• **Work to complete**
From the listing that follows, output everything exactly except the pictures.

• **Data in this exercise**
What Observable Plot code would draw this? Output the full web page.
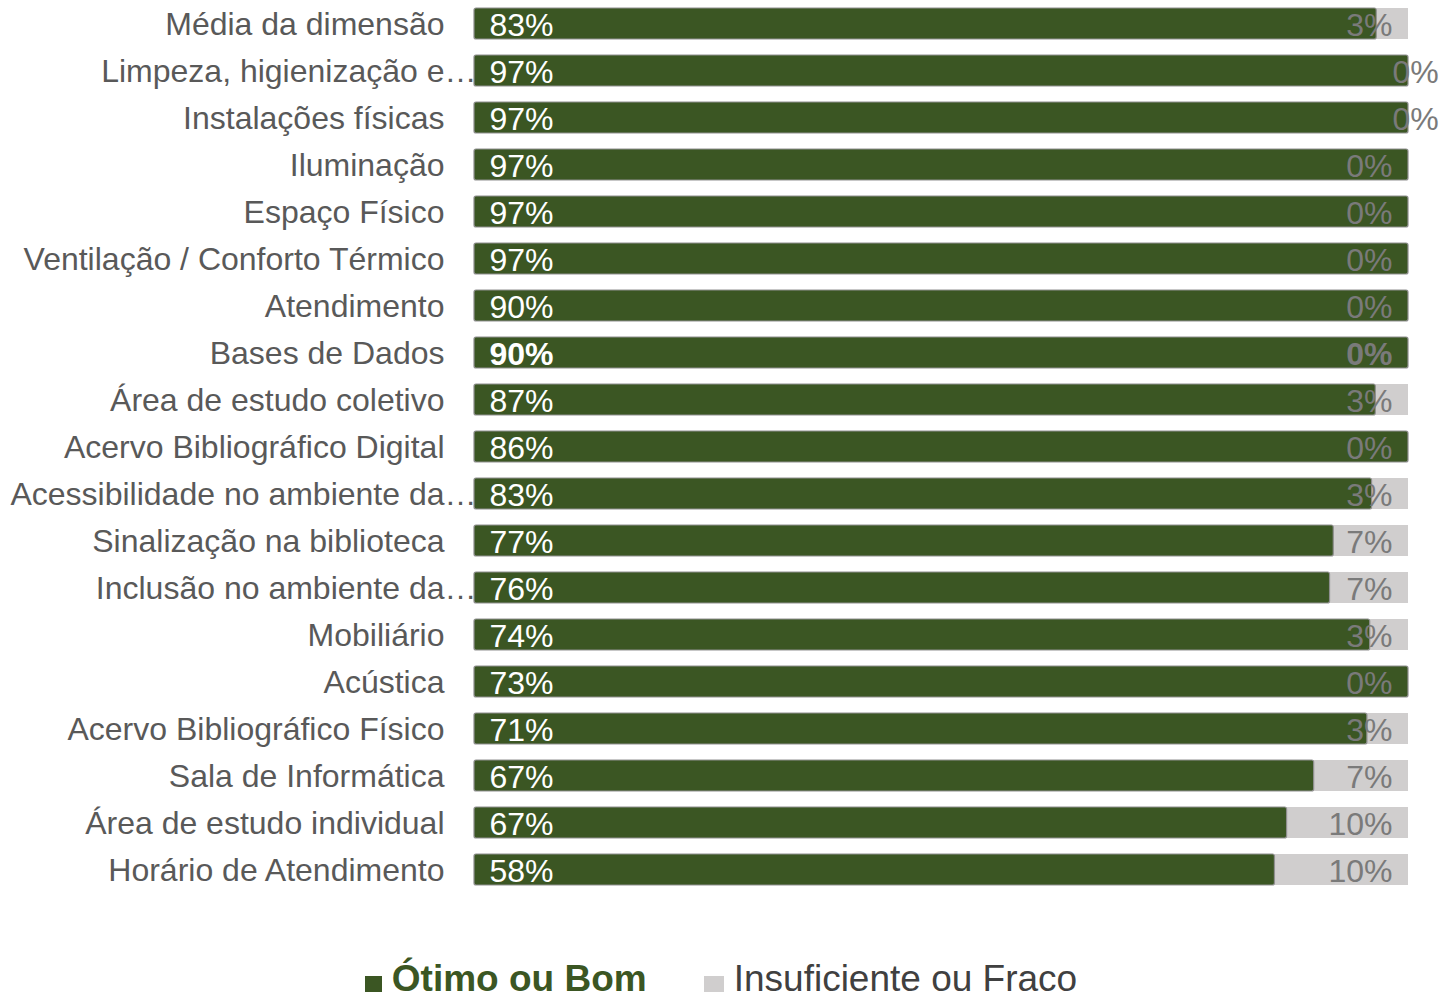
<!DOCTYPE html>
<html>
<head>
<meta charset="utf-8">
<script src="https://cdn.jsdelivr.net/npm/d3@7"></script>
<script src="https://cdn.jsdelivr.net/npm/@observablehq/plot@0.6"></script>
<style>
  html, body { margin: 0; padding: 0; background: #ffffff; }
  body { width: 1442px; height: 1000px; overflow: hidden; font-family: "Liberation Sans", Arial, sans-serif; }
  #legend { height: 90px; display: flex; justify-content: center; align-items: center; padding-top: 48px; box-sizing: border-box; }
  .item { display: flex; align-items: center; }
  .sw { width: 17px; height: 16px; margin-right: 10px; margin-top: 9px; }
  .lbl { font-size: 37px; line-height: 42px; }
</style>
</head>
<body>
<div id="chart"></div>
<div id="legend">
  <div class="item" style="margin-right:57px"><div class="sw" style="background:#3B5623"></div><span class="lbl" style="font-weight:bold;color:#3B5623">Ótimo ou Bom</span></div>
  <div class="item"><div class="sw" style="background:#D0CECE;width:20px"></div><span class="lbl" style="color:#404040">Insuficiente ou Fraco</span></div>
</div>
<script>
// Categories (top to bottom)
const categories = [
  "Média da dimensão",
  "Limpeza, higienização e…",
  "Instalações físicas",
  "Iluminação",
  "Espaço Físico",
  "Ventilação / Conforto Térmico",
  "Atendimento",
  "Bases de Dados",
  "Área de estudo coletivo",
  "Acervo Bibliográfico Digital",
  "Acessibilidade no ambiente da…",
  "Sinalização na biblioteca",
  "Inclusão no ambiente da…",
  "Mobiliário",
  "Acústica",
  "Acervo Bibliográfico Físico",
  "Sala de Informática",
  "Área de estudo individual",
  "Horário de Atendimento"
];
// Printed labels (%)
const otimoBom   = [83, 97, 97, 97, 97, 97, 90, 90, 87, 86, 83, 77, 76, 74, 73, 71, 67, 67, 58];
const insufFraco = [3, 0, 0, 0, 0, 0, 0, 0, 3, 0, 3, 7, 7, 3, 0, 3, 7, 10, 10];
// Bar lengths as drawn in the picture (% of full bar)
const greenShare = [96.6, 100, 100, 100, 100, 100, 100, 100, 96.5, 100, 96.1, 92.0, 91.6, 95.9, 100, 95.6, 89.9, 87.0, 85.7];
const grayShare  = [3.4, 0, 0, 0, 0, 0, 0, 0, 3.5, 0, 3.9, 8.0, 8.4, 4.1, 0, 4.4, 10.1, 13.0, 14.3];

const rows = categories.map((c, i) => ({
  cat: c, otimo: otimoBom[i], insuf: insufFraco[i], g: greenShare[i], gr: grayShare[i]
}));

const GREEN = "#3B5623", GRAY = "#D0CECE";
const FS = 32;
const font = "'Liberation Sans', Arial, sans-serif";
const bold = d => d.cat === "Bases de Dados";
const outside = d => d.cat === "Limpeza, higienização e…" || d.cat === "Instalações físicas";
const ellip = d => d.cat.endsWith("…");

const chart = Plot.plot({
  width: 1442,
  height: 910,
  marginLeft: 474,
  marginRight: 34,
  marginTop: 6.5,
  marginBottom: 23.5,
  x: { domain: [0, 100], axis: null },
  y: { domain: categories, axis: null, paddingInner: 0.34, paddingOuter: 0 },
  style: { fontFamily: font, background: "white" },
  marks: [
    Plot.barX(rows, { y: "cat", x1: d => d.g, x2: d => d.g + d.gr, fill: GRAY }),
    Plot.barX(rows, { y: "cat", x1: 0, x2: "g", fill: GREEN, stroke: "#8f8f8f", strokeWidth: 1.2, rx: 2 }),
    // category labels
    Plot.text(rows.filter(d => !ellip(d)), { y: "cat", text: "cat", frameAnchor: "left", textAnchor: "end", dx: -30, dy: 1, fontSize: FS, fill: "#595959" }),
    Plot.text(rows.filter(ellip), { y: "cat", text: "cat", frameAnchor: "left", textAnchor: "end", dx: 2, dy: 1, fontSize: FS, fill: "#595959" }),
    // green labels
    Plot.text(rows.filter(d => !bold(d)), { y: "cat", x: 0, text: d => d.otimo + "%", textAnchor: "start", dx: 15, dy: 2, fontSize: FS, fill: "white" }),
    Plot.text(rows.filter(bold), { y: "cat", x: 0, text: d => d.otimo + "%", textAnchor: "start", dx: 15, dy: 2, fontSize: FS, fill: "white", fontWeight: "bold" }),
    // gray labels
    Plot.text(rows.filter(d => !bold(d) && !outside(d)), { y: "cat", x: 100, text: d => d.insuf + "%", textAnchor: "end", dx: -16, dy: 2, fontSize: FS, fill: "#7a7a7a" }),
    Plot.text(rows.filter(bold), { y: "cat", x: 100, text: d => d.insuf + "%", textAnchor: "end", dx: -16, dy: 2, fontSize: FS, fill: "#7a7a7a", fontWeight: "bold" }),
    Plot.text(rows.filter(outside), { y: "cat", x: 100, text: d => d.insuf + "%", textAnchor: "start", dx: -16, dy: 2, fontSize: FS, fill: "#7a7a7a" })
  ]
});
document.getElementById("chart").appendChild(chart);
</script>
</body>
</html>
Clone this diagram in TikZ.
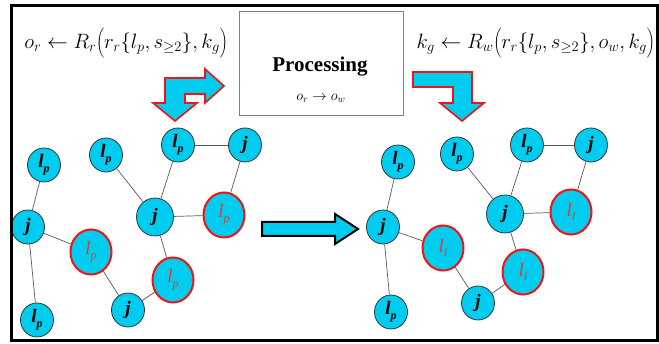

• **Response**
What Observable Plot code would draw this? Output the full web page.
<!DOCTYPE html>
<html>
<head>
<meta charset="utf-8">
<script src="https://cdn.jsdelivr.net/npm/d3@7"></script>
<script src="https://cdn.jsdelivr.net/npm/@observablehq/plot@0.6"></script>
<style>
  html, body { margin: 0; padding: 0; background: #ffffff; }
  body { width: 1442px; height: 1000px; overflow: hidden; font-family: "Liberation Sans", Arial, sans-serif; }
  #legend { height: 90px; display: flex; justify-content: center; align-items: center; padding-top: 48px; box-sizing: border-box; }
  .item { display: flex; align-items: center; }
  .sw { width: 17px; height: 16px; margin-right: 10px; margin-top: 9px; }
  .lbl { font-size: 37px; line-height: 42px; }
</style>
</head>
<body>
<div id="chart"></div>
<div id="legend">
  <div class="item" style="margin-right:57px"><div class="sw" style="background:#3B5623"></div><span class="lbl" style="font-weight:bold;color:#3B5623">Ótimo ou Bom</span></div>
  <div class="item"><div class="sw" style="background:#D0CECE;width:20px"></div><span class="lbl" style="color:#404040">Insuficiente ou Fraco</span></div>
</div>
<script>
// Categories (top to bottom)
const categories = [
  "Média da dimensão",
  "Limpeza, higienização e…",
  "Instalações físicas",
  "Iluminação",
  "Espaço Físico",
  "Ventilação / Conforto Térmico",
  "Atendimento",
  "Bases de Dados",
  "Área de estudo coletivo",
  "Acervo Bibliográfico Digital",
  "Acessibilidade no ambiente da…",
  "Sinalização na biblioteca",
  "Inclusão no ambiente da…",
  "Mobiliário",
  "Acústica",
  "Acervo Bibliográfico Físico",
  "Sala de Informática",
  "Área de estudo individual",
  "Horário de Atendimento"
];
// Printed labels (%)
const otimoBom   = [83, 97, 97, 97, 97, 97, 90, 90, 87, 86, 83, 77, 76, 74, 73, 71, 67, 67, 58];
const insufFraco = [3, 0, 0, 0, 0, 0, 0, 0, 3, 0, 3, 7, 7, 3, 0, 3, 7, 10, 10];
// Bar lengths as drawn in the picture (% of full bar)
const greenShare = [96.6, 100, 100, 100, 100, 100, 100, 100, 96.5, 100, 96.1, 92.0, 91.6, 95.9, 100, 95.6, 89.9, 87.0, 85.7];
const grayShare  = [3.4, 0, 0, 0, 0, 0, 0, 0, 3.5, 0, 3.9, 8.0, 8.4, 4.1, 0, 4.4, 10.1, 13.0, 14.3];

const rows = categories.map((c, i) => ({
  cat: c, otimo: otimoBom[i], insuf: insufFraco[i], g: greenShare[i], gr: grayShare[i]
}));

const GREEN = "#3B5623", GRAY = "#D0CECE";
const FS = 32;
const font = "'Liberation Sans', Arial, sans-serif";
const bold = d => d.cat === "Bases de Dados";
const outside = d => d.cat === "Limpeza, higienização e…" || d.cat === "Instalações físicas";
const ellip = d => d.cat.endsWith("…");

const chart = Plot.plot({
  width: 1442,
  height: 910,
  marginLeft: 474,
  marginRight: 34,
  marginTop: 6.5,
  marginBottom: 23.5,
  x: { domain: [0, 100], axis: null },
  y: { domain: categories, axis: null, paddingInner: 0.34, paddingOuter: 0 },
  style: { fontFamily: font, background: "white" },
  marks: [
    Plot.barX(rows, { y: "cat", x1: d => d.g, x2: d => d.g + d.gr, fill: GRAY }),
    Plot.barX(rows, { y: "cat", x1: 0, x2: "g", fill: GREEN, stroke: "#8f8f8f", strokeWidth: 1.2, rx: 2 }),
    // category labels
    Plot.text(rows.filter(d => !ellip(d)), { y: "cat", text: "cat", frameAnchor: "left", textAnchor: "end", dx: -30, dy: 1, fontSize: FS, fill: "#595959" }),
    Plot.text(rows.filter(ellip), { y: "cat", text: "cat", frameAnchor: "left", textAnchor: "end", dx: 2, dy: 1, fontSize: FS, fill: "#595959" }),
    // green labels
    Plot.text(rows.filter(d => !bold(d)), { y: "cat", x: 0, text: d => d.otimo + "%", textAnchor: "start", dx: 15, dy: 2, fontSize: FS, fill: "white" }),
    Plot.text(rows.filter(bold), { y: "cat", x: 0, text: d => d.otimo + "%", textAnchor: "start", dx: 15, dy: 2, fontSize: FS, fill: "white", fontWeight: "bold" }),
    // gray labels
    Plot.text(rows.filter(d => !bold(d) && !outside(d)), { y: "cat", x: 100, text: d => d.insuf + "%", textAnchor: "end", dx: -16, dy: 2, fontSize: FS, fill: "#7a7a7a" }),
    Plot.text(rows.filter(bold), { y: "cat", x: 100, text: d => d.insuf + "%", textAnchor: "end", dx: -16, dy: 2, fontSize: FS, fill: "#7a7a7a", fontWeight: "bold" }),
    Plot.text(rows.filter(outside), { y: "cat", x: 100, text: d => d.insuf + "%", textAnchor: "start", dx: -16, dy: 2, fontSize: FS, fill: "#7a7a7a" })
  ]
});
document.getElementById("chart").appendChild(chart);
</script>
</body>
</html>
Clone this diagram in TikZ.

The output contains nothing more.